The obvious reason to choose a solid hardwood floor for your home is its beauty. Solid wood can make a room look warm and homey.
What it is: A genuine hardwood floor is made from three-quarter-inch strips of solid wood. The most popular hardwood species used for solid wood floors are red oak, white oak, ash and maple, although wood floors come in at least 50 species and can be painted or stained any color.
Benefits: Aside from looking warm and beautiful, wood floors are extremely popular. In a national survey of real estate agents, 90 percent said houses with wood floors sell faster and for more than homes with other kinds of flooring. A natural resource, wood is renewable and recyclable.
Challenges: Solid wood expands and contracts when it’s humid. Wood floors are sensitive to moisture, so manufacturers do not recommend installing them in basements or directly over a concrete slab. You must nail solid wood floors, so you’ll have to install a subfloor under yours if you want to place it over a concrete slab.
Maintenance: Sometimes called the “100-year floor,” solid hardwood typically is finished with a thick, durable top coat that protects it from damage. That protective coat can last for 10 or more years.

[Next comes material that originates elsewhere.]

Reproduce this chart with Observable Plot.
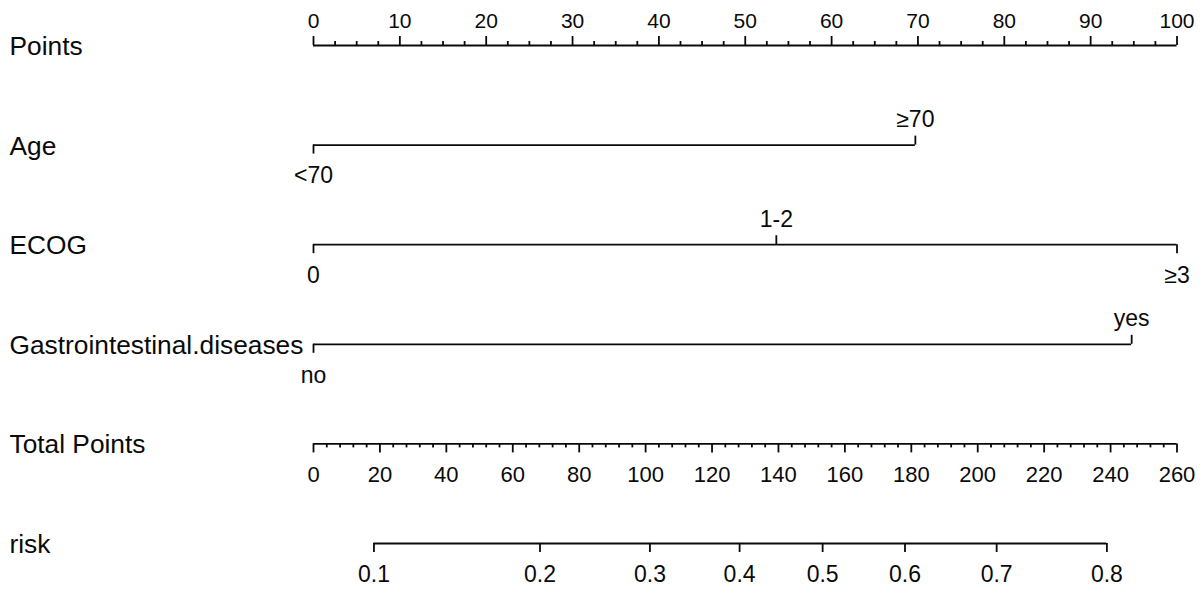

When it’s time to refinish the floors, they can be sanded and refinished up to 10 times over their lifetime because they’re so thick. In between refinishings, all a wood floor requires is sweeping and dust-mopping. Clean up spills and stains with a cloth that’s barely damp or with a dab of water-based wood floor cleaner.
Cost: A solid wood floor can get expensive. Installation adds to the cost.